Instruction
Lines containing "matplotlib" are to be counted. Give the number and nothing more.

---------------

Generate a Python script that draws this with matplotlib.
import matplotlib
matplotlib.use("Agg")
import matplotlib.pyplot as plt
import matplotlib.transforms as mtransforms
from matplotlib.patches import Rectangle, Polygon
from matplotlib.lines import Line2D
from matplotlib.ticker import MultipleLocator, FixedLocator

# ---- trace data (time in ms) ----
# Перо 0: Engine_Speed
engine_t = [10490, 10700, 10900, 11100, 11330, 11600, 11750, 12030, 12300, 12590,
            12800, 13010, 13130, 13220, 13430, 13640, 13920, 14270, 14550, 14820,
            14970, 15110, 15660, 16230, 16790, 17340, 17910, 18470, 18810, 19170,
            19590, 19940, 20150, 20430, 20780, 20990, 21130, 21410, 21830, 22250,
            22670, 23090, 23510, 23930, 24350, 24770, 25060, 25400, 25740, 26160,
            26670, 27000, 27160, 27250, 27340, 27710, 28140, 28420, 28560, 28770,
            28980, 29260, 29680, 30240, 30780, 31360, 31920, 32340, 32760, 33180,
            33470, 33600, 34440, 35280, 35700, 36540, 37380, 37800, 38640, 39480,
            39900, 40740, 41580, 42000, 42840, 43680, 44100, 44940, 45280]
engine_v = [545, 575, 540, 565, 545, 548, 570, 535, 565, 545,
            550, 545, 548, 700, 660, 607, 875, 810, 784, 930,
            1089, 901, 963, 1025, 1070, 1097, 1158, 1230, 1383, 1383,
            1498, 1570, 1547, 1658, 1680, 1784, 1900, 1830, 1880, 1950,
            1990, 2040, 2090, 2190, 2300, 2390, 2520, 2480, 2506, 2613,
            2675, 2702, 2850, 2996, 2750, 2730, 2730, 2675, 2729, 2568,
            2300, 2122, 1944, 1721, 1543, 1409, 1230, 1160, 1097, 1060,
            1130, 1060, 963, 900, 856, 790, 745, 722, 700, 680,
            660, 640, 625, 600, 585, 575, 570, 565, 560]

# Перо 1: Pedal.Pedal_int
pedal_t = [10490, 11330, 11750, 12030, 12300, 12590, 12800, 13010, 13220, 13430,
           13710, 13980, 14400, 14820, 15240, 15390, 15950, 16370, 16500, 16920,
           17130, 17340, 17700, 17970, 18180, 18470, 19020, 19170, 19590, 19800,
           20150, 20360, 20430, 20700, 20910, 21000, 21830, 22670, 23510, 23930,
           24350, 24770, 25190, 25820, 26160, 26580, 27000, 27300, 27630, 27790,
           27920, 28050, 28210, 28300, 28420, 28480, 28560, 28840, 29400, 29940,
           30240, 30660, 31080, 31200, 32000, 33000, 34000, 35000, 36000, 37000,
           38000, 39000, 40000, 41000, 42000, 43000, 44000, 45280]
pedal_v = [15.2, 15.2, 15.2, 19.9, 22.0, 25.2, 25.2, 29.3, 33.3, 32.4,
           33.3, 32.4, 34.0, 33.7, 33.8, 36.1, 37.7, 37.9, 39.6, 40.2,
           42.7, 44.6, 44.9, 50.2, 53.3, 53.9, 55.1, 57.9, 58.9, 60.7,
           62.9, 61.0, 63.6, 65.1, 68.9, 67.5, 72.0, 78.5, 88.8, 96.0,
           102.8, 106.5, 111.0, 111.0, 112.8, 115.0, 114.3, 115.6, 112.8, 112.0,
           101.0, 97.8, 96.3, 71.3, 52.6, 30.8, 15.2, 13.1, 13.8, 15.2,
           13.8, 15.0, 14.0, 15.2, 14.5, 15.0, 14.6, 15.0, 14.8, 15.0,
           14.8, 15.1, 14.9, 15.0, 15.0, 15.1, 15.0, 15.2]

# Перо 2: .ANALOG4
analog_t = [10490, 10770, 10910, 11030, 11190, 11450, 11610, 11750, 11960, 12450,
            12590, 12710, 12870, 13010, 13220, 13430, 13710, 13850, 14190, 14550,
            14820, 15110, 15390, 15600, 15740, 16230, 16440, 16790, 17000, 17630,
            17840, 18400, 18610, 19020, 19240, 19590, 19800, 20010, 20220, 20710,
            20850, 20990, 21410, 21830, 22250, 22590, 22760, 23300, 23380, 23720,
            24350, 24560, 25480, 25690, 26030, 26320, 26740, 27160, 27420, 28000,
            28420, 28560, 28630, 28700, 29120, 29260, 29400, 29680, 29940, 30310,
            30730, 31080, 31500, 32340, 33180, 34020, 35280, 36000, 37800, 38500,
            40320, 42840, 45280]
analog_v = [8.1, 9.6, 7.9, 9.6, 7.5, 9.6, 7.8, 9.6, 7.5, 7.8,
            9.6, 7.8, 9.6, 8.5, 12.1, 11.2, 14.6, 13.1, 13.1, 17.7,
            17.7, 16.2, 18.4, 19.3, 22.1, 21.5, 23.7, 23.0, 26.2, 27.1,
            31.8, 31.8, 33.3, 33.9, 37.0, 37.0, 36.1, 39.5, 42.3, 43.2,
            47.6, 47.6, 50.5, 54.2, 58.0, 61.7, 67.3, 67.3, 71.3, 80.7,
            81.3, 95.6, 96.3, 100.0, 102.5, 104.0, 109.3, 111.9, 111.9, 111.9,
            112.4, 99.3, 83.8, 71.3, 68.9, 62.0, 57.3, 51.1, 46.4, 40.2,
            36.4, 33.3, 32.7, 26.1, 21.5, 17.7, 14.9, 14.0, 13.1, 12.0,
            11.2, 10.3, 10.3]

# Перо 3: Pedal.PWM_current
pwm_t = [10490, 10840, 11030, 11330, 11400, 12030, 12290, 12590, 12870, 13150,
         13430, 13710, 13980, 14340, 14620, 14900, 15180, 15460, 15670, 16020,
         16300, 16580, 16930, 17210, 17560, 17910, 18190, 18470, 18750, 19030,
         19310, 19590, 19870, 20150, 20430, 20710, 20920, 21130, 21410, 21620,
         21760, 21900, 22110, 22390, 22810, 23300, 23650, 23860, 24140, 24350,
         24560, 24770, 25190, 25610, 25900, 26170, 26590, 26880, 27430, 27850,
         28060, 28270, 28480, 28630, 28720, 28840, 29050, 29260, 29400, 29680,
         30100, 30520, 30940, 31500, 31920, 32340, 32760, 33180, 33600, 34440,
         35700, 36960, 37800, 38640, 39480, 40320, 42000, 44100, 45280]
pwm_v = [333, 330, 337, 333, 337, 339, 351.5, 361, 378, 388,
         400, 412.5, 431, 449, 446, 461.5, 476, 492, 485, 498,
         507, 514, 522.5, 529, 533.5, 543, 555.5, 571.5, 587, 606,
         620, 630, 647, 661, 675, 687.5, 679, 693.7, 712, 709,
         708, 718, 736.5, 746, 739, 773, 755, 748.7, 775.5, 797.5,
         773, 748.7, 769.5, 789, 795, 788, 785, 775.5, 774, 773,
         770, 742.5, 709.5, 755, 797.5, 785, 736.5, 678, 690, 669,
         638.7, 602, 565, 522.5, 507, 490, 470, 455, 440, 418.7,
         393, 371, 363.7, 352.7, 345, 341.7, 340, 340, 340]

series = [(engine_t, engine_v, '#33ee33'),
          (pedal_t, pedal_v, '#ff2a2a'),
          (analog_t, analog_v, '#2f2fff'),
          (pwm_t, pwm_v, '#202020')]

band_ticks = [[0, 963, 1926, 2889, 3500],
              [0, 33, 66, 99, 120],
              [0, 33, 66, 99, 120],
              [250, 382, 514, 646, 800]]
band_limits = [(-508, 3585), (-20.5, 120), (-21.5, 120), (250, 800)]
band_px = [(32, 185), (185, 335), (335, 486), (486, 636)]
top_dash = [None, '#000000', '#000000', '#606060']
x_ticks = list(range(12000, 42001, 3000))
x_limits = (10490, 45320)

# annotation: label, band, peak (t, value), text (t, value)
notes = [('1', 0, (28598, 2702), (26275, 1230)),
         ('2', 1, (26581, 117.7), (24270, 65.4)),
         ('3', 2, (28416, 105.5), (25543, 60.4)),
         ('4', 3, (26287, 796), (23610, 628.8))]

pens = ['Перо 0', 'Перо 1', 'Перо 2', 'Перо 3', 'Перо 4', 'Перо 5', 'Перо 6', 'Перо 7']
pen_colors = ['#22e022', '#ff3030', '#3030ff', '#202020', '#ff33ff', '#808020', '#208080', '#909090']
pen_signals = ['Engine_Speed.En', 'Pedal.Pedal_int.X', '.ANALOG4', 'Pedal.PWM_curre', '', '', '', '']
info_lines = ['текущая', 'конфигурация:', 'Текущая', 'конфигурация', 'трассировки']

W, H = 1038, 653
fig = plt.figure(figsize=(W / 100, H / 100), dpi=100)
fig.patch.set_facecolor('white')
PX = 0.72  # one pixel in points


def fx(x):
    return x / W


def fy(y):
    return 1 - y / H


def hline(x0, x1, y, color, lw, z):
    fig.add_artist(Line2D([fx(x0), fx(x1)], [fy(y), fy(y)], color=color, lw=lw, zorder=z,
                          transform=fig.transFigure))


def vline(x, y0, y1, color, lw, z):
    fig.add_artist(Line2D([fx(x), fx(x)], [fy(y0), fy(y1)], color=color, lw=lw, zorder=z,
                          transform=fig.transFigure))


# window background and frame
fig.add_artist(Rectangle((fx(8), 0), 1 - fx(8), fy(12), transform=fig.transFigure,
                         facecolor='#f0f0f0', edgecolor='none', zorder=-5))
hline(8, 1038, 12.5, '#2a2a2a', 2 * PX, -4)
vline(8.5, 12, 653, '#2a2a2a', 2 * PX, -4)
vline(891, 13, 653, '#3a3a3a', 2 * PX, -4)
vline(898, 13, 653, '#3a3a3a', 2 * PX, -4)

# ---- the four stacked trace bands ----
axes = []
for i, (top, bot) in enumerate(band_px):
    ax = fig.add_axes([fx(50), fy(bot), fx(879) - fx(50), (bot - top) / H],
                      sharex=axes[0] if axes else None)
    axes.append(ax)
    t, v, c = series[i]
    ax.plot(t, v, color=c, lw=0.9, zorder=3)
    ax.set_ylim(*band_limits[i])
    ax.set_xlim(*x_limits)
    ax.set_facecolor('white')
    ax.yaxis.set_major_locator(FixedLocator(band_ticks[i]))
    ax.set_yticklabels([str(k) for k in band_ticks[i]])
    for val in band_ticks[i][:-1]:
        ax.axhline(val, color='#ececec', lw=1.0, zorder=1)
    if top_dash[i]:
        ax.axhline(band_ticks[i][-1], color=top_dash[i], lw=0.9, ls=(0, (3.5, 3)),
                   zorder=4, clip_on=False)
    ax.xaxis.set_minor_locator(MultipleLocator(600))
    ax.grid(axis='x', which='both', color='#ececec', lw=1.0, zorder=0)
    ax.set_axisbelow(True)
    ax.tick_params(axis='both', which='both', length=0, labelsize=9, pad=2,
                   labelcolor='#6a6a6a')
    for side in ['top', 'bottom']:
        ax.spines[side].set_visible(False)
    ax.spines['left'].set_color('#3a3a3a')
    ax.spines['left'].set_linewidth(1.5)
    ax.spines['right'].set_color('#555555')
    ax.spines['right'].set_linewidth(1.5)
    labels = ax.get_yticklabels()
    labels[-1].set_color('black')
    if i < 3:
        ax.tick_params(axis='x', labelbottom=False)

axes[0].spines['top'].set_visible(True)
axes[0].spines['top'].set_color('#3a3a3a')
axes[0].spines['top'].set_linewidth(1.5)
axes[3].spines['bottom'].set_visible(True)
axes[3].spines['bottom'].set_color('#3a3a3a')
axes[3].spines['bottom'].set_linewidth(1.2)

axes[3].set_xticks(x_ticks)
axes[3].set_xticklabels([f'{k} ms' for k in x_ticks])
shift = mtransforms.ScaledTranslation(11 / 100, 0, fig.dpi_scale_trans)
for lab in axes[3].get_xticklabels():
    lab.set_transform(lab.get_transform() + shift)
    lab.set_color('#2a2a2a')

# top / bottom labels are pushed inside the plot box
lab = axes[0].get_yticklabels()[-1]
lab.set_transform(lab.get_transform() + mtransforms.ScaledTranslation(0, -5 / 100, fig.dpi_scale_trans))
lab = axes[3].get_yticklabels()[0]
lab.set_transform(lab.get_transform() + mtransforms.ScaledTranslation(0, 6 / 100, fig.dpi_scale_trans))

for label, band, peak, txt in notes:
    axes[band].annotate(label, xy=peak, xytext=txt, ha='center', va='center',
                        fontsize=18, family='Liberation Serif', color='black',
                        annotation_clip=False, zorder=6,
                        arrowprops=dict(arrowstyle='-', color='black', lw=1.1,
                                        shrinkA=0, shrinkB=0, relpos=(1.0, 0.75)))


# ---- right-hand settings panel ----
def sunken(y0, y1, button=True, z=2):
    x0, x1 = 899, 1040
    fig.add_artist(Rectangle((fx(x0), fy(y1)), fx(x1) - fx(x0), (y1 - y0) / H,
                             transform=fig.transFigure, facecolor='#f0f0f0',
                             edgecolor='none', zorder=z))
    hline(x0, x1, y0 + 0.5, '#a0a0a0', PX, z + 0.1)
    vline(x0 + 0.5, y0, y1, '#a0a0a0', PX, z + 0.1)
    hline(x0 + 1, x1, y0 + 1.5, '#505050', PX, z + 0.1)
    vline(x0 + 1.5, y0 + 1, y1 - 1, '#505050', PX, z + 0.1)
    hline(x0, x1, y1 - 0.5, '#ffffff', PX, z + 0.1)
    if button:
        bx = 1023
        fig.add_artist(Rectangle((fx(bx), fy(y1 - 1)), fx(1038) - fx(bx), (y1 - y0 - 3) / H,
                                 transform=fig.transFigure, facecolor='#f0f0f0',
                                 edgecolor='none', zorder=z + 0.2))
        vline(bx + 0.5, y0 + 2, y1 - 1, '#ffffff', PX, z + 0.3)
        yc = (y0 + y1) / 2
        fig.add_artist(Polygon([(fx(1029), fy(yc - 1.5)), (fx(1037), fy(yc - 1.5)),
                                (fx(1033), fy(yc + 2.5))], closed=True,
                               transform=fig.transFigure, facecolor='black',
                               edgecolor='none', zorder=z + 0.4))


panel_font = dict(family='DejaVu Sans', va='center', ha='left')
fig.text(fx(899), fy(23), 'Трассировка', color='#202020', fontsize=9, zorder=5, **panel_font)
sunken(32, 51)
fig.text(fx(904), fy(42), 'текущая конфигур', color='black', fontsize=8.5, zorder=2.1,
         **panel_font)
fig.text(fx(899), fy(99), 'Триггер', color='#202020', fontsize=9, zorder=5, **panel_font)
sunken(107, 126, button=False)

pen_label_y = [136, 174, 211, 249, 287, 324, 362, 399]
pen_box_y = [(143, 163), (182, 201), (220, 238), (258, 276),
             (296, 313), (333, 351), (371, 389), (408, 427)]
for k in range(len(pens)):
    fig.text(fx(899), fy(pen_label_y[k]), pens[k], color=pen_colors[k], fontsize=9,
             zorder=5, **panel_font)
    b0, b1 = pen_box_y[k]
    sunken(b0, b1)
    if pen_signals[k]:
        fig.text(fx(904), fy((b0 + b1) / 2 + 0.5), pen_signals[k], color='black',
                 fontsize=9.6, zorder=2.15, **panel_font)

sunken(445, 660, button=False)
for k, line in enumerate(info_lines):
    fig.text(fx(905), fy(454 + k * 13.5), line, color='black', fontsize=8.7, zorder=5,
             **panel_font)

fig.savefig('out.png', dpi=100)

---------------

Written reply
8